Since taking on the dual role of CEO and chairman a fortnight ago, following Lachlan Murdoch’s departure, and after today’s announcement CFO Paul Anderson would also be COO, McLennan said finding new talent for the management team is challenging.

“In this industry, and this country, the good talent is either locked up or they are few and far between,” he said. “With Peter Meakin we were able to pick him up, but it took time. We’re opportunistic so we’re always looking at ways in which we can supplement the senior management ranks of the business and will add to that team as we go forward.”

Those comments come after veteran programmer John Stephens opted not to join ten from rivals Network Seven, leading to a court battle over his employment. 

Today’s results show the network now has $19.5m of cash or cash equivalents versus $122m last year.

However, in a statement he said the company was committed to its live sport and event TV strategy, adding: “We have consistently said that it will take time to improve Ten’s ratings, revenue, earnings and returns to shareholders. We remain committed to improving the nature of our existing agreements with various content partners.

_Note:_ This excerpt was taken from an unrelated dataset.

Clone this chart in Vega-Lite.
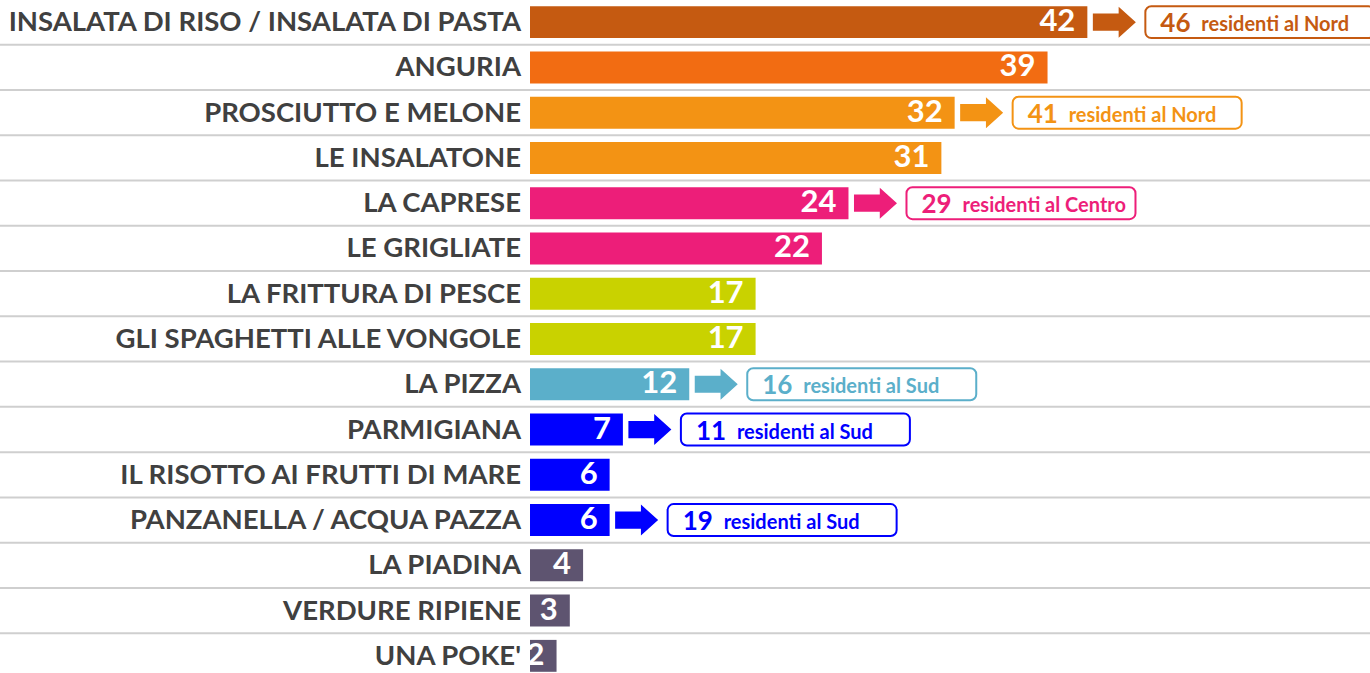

“Our sport, evening news and current affairs programs are performing well, along with the Eleven joint venture, One and our day time program schedule. But the Ten channel’s general entertainment content and scheduling has under-performed and needs to be improved.”

He added: “It’s a balancing act where you need to invest in content to drive the ratings, but Ten has always been known for it’s cost focus and that will continue in the short to medium term.”

Shares in Ten are trading at around 26c, giving the company a market capitalisation of $672m and no interim dividend will be paid to shareholders.